Aim of the task: Examine the entries and show every line in which the word "this" is found.

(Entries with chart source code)
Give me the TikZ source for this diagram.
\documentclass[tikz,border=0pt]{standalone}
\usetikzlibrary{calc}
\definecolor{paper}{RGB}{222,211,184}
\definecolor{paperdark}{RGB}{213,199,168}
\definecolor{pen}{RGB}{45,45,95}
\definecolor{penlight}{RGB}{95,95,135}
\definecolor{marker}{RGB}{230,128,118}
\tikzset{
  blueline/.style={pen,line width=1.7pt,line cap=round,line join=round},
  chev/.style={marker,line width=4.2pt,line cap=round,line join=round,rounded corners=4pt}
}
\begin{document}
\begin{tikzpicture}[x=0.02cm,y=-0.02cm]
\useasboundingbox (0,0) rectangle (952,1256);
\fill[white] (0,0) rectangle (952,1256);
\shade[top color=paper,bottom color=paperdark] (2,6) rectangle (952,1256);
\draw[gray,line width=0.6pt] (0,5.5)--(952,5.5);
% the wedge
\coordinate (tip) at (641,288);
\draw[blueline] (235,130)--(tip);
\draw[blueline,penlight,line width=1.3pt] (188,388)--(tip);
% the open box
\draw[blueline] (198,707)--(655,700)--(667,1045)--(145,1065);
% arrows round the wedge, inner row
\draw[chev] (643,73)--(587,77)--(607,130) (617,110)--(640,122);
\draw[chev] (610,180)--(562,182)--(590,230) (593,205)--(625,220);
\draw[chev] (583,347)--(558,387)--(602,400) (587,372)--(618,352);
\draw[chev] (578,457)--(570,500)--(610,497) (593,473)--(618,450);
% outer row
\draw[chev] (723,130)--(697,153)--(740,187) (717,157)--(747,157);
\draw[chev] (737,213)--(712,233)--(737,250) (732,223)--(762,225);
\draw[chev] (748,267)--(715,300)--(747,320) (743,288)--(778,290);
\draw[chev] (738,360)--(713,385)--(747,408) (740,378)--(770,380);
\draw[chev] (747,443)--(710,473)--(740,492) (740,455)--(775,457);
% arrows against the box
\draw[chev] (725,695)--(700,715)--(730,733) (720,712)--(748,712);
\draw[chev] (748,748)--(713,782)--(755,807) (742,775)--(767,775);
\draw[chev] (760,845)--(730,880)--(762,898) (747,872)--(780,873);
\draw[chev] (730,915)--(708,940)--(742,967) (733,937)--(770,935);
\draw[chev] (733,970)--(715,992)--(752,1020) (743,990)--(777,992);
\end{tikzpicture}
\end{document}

...

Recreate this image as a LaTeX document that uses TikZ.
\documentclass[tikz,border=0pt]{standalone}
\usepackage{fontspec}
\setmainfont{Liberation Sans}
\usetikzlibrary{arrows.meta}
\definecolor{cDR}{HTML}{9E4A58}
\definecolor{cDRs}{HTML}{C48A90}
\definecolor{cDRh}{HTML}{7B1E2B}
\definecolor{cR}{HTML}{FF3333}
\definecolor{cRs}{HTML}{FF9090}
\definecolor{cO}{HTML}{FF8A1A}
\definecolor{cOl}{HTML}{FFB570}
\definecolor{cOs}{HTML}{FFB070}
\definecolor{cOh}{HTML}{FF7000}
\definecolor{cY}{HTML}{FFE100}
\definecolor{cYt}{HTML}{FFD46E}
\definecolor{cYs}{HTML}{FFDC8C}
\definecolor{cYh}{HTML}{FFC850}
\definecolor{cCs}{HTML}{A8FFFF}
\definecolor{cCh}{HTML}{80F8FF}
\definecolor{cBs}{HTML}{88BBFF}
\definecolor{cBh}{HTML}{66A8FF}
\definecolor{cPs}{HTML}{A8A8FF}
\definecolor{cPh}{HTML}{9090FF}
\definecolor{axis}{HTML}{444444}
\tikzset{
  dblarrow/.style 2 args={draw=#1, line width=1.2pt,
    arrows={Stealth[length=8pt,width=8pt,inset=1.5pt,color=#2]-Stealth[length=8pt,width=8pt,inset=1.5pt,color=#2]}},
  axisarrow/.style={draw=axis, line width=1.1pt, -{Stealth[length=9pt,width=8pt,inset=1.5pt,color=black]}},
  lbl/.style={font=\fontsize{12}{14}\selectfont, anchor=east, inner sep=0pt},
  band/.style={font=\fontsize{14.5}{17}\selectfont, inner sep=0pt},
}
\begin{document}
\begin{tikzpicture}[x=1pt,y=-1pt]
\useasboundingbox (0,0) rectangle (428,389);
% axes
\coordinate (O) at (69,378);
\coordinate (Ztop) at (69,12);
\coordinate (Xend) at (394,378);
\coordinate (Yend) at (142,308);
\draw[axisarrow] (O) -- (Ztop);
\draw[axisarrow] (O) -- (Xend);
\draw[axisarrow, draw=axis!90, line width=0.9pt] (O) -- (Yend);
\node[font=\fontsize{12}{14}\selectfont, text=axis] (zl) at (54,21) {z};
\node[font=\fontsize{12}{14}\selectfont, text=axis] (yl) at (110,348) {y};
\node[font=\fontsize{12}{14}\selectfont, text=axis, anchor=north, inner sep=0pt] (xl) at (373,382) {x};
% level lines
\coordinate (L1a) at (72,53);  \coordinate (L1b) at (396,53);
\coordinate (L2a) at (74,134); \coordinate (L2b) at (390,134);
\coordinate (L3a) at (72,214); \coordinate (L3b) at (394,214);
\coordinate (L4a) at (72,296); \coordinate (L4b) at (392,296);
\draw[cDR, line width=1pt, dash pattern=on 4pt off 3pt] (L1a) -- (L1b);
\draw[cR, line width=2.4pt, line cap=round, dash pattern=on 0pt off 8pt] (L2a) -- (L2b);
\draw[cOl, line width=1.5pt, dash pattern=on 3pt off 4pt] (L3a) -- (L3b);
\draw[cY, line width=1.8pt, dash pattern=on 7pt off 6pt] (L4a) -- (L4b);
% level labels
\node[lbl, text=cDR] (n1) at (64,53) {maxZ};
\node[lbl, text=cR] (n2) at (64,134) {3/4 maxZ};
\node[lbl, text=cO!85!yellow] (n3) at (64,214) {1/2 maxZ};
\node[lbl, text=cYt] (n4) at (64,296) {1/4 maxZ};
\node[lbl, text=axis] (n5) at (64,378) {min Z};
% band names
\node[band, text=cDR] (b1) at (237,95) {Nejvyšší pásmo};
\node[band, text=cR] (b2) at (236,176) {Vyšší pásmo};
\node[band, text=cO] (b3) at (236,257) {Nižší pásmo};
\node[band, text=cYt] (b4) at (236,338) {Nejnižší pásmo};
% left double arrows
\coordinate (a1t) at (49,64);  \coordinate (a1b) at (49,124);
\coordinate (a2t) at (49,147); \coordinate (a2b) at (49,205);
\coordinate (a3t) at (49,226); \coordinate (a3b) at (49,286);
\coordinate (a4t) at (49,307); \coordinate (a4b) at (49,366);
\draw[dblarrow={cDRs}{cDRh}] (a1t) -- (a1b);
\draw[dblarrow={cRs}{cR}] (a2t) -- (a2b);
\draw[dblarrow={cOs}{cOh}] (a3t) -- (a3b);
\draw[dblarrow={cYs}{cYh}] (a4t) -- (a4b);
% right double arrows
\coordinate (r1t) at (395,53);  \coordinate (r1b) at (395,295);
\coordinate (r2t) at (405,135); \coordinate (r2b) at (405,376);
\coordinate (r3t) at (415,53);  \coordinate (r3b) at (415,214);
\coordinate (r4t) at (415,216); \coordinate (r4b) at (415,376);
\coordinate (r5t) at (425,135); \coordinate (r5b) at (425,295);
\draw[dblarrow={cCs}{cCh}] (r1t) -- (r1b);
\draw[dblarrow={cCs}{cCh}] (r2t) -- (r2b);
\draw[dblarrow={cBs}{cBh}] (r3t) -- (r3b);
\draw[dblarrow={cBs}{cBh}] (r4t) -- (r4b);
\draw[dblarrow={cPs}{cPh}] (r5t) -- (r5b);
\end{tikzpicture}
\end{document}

Written solution:
Give me the TikZ source for this diagram.
Recreate this image as a LaTeX document that uses TikZ.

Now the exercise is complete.